# [Written instruction]
Nothing after the line with "hybrid_c_err = [2.3, 2.4, 4.8, 2.3, 3.0, 2.1]" belongs in the copy; extract the lines below from the top through that line, pictures left out.
----------------------------------------
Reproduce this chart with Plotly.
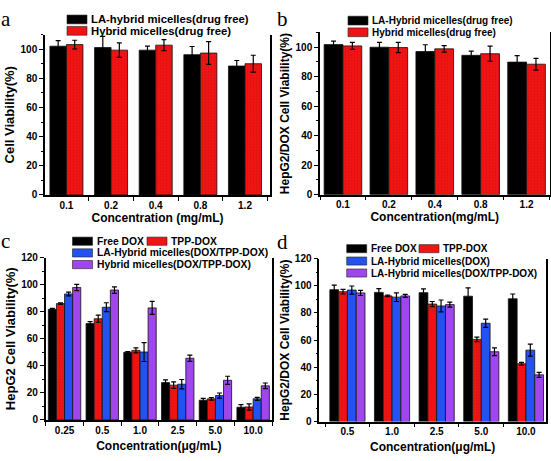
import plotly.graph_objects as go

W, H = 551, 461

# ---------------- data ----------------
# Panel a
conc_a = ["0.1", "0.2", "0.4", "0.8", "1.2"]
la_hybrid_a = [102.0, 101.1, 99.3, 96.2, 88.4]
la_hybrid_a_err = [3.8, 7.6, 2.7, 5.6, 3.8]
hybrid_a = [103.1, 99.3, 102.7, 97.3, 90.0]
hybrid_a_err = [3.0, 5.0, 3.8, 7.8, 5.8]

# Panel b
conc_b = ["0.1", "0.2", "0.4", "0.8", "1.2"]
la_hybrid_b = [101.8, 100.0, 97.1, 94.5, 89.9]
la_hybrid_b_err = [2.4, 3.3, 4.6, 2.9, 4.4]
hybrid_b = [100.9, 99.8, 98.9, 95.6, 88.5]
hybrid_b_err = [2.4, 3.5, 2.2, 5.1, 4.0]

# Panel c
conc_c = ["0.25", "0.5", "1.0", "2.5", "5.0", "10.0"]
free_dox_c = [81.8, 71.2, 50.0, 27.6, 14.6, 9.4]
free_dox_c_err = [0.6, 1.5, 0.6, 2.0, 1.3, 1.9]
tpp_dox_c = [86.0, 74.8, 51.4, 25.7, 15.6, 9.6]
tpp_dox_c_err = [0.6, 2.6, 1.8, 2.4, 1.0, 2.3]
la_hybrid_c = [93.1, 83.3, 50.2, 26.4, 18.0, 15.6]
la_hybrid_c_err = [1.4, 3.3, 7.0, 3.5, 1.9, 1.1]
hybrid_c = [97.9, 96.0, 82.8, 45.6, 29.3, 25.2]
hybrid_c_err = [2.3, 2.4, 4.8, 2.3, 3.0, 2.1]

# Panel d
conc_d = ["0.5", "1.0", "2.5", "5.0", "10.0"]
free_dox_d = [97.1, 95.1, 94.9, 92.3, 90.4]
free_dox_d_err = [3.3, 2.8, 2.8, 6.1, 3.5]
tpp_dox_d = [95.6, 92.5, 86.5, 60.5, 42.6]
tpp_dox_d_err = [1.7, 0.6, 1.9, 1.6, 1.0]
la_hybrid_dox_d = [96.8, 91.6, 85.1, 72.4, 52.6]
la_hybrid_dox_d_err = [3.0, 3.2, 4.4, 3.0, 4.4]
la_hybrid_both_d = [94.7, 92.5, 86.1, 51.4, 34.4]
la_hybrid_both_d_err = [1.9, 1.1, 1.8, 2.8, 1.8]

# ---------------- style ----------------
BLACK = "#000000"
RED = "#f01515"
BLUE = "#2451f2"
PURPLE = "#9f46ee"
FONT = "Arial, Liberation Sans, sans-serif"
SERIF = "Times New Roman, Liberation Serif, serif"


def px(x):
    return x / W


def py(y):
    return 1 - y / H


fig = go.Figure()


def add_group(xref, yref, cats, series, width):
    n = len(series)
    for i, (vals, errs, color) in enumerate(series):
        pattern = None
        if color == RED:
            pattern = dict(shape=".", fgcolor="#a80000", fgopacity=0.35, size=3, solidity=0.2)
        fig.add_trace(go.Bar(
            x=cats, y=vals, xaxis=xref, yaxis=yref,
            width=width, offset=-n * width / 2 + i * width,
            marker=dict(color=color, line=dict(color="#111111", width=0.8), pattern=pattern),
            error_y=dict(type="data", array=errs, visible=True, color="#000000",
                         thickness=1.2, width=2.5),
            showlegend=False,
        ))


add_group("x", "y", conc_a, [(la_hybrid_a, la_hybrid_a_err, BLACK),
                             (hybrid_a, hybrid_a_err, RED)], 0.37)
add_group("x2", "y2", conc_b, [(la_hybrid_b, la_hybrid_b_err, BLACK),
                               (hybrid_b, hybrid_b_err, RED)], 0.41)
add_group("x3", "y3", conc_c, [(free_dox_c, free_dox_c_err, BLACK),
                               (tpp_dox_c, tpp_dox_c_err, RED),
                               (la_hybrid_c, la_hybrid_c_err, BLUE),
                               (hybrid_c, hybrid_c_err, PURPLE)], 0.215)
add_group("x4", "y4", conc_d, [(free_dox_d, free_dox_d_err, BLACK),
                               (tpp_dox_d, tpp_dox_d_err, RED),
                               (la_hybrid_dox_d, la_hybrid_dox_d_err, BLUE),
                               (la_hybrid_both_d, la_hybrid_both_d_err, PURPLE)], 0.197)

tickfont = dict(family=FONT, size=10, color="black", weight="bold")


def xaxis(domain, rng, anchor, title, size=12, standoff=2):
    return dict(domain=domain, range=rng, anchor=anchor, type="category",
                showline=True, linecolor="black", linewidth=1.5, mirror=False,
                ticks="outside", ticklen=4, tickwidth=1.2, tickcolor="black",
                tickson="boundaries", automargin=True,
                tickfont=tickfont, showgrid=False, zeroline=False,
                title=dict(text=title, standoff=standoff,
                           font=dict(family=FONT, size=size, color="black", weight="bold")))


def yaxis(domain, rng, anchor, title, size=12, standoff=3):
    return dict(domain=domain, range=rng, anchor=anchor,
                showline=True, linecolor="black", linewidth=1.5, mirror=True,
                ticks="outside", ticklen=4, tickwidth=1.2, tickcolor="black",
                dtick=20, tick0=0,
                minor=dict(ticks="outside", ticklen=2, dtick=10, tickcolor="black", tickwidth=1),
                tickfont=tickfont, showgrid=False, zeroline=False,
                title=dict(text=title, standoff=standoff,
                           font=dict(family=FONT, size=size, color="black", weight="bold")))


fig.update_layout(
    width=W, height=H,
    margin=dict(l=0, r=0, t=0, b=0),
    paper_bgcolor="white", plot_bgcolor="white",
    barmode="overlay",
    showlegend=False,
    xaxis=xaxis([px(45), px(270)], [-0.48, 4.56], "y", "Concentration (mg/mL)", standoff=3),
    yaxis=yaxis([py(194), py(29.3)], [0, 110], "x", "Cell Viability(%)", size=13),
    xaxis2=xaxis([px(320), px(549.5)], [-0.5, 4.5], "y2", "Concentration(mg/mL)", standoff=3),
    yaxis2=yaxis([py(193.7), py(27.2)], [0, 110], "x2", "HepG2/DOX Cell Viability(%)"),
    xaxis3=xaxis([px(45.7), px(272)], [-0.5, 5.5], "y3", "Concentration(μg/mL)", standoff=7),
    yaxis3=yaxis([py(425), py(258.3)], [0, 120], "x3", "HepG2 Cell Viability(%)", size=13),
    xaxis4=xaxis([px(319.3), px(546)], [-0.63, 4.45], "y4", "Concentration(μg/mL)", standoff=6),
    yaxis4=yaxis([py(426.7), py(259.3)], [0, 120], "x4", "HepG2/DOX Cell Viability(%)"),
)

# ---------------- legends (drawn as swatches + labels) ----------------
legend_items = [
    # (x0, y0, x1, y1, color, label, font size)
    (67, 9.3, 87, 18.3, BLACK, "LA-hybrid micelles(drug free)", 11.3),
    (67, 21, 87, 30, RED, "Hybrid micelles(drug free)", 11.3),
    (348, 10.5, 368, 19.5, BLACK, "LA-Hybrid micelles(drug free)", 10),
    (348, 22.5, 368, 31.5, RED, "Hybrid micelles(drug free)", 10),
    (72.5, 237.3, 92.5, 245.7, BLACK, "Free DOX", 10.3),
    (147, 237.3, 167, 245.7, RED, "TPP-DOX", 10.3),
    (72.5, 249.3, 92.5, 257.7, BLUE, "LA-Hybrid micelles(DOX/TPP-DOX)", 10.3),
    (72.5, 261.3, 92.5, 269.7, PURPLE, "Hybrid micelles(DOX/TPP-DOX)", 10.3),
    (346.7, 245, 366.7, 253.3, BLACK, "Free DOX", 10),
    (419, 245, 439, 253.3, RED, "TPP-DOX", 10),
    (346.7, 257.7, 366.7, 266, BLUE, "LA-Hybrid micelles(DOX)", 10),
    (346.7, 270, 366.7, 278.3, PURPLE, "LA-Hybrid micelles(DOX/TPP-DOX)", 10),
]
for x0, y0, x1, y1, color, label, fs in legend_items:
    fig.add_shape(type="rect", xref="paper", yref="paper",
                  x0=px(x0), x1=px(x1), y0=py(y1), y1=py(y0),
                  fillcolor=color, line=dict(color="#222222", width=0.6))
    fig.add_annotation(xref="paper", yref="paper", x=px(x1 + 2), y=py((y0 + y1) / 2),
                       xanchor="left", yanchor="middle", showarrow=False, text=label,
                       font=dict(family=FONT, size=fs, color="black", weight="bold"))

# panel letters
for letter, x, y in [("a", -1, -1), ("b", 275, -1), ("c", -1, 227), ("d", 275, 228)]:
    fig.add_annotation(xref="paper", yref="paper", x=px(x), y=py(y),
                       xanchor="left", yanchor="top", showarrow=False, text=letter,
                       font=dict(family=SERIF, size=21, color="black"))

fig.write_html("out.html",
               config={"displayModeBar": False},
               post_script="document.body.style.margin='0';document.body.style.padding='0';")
----------------------------------------
# [Response]
Reproduce this chart with Plotly.
import plotly.graph_objects as go

W, H = 551, 461

# ---------------- data ----------------
# Panel a
conc_a = ["0.1", "0.2", "0.4", "0.8", "1.2"]
la_hybrid_a = [102.0, 101.1, 99.3, 96.2, 88.4]
la_hybrid_a_err = [3.8, 7.6, 2.7, 5.6, 3.8]
hybrid_a = [103.1, 99.3, 102.7, 97.3, 90.0]
hybrid_a_err = [3.0, 5.0, 3.8, 7.8, 5.8]

# Panel b
conc_b = ["0.1", "0.2", "0.4", "0.8", "1.2"]
la_hybrid_b = [101.8, 100.0, 97.1, 94.5, 89.9]
la_hybrid_b_err = [2.4, 3.3, 4.6, 2.9, 4.4]
hybrid_b = [100.9, 99.8, 98.9, 95.6, 88.5]
hybrid_b_err = [2.4, 3.5, 2.2, 5.1, 4.0]

# Panel c
conc_c = ["0.25", "0.5", "1.0", "2.5", "5.0", "10.0"]
free_dox_c = [81.8, 71.2, 50.0, 27.6, 14.6, 9.4]
free_dox_c_err = [0.6, 1.5, 0.6, 2.0, 1.3, 1.9]
tpp_dox_c = [86.0, 74.8, 51.4, 25.7, 15.6, 9.6]
tpp_dox_c_err = [0.6, 2.6, 1.8, 2.4, 1.0, 2.3]
la_hybrid_c = [93.1, 83.3, 50.2, 26.4, 18.0, 15.6]
la_hybrid_c_err = [1.4, 3.3, 7.0, 3.5, 1.9, 1.1]
hybrid_c = [97.9, 96.0, 82.8, 45.6, 29.3, 25.2]
hybrid_c_err = [2.3, 2.4, 4.8, 2.3, 3.0, 2.1]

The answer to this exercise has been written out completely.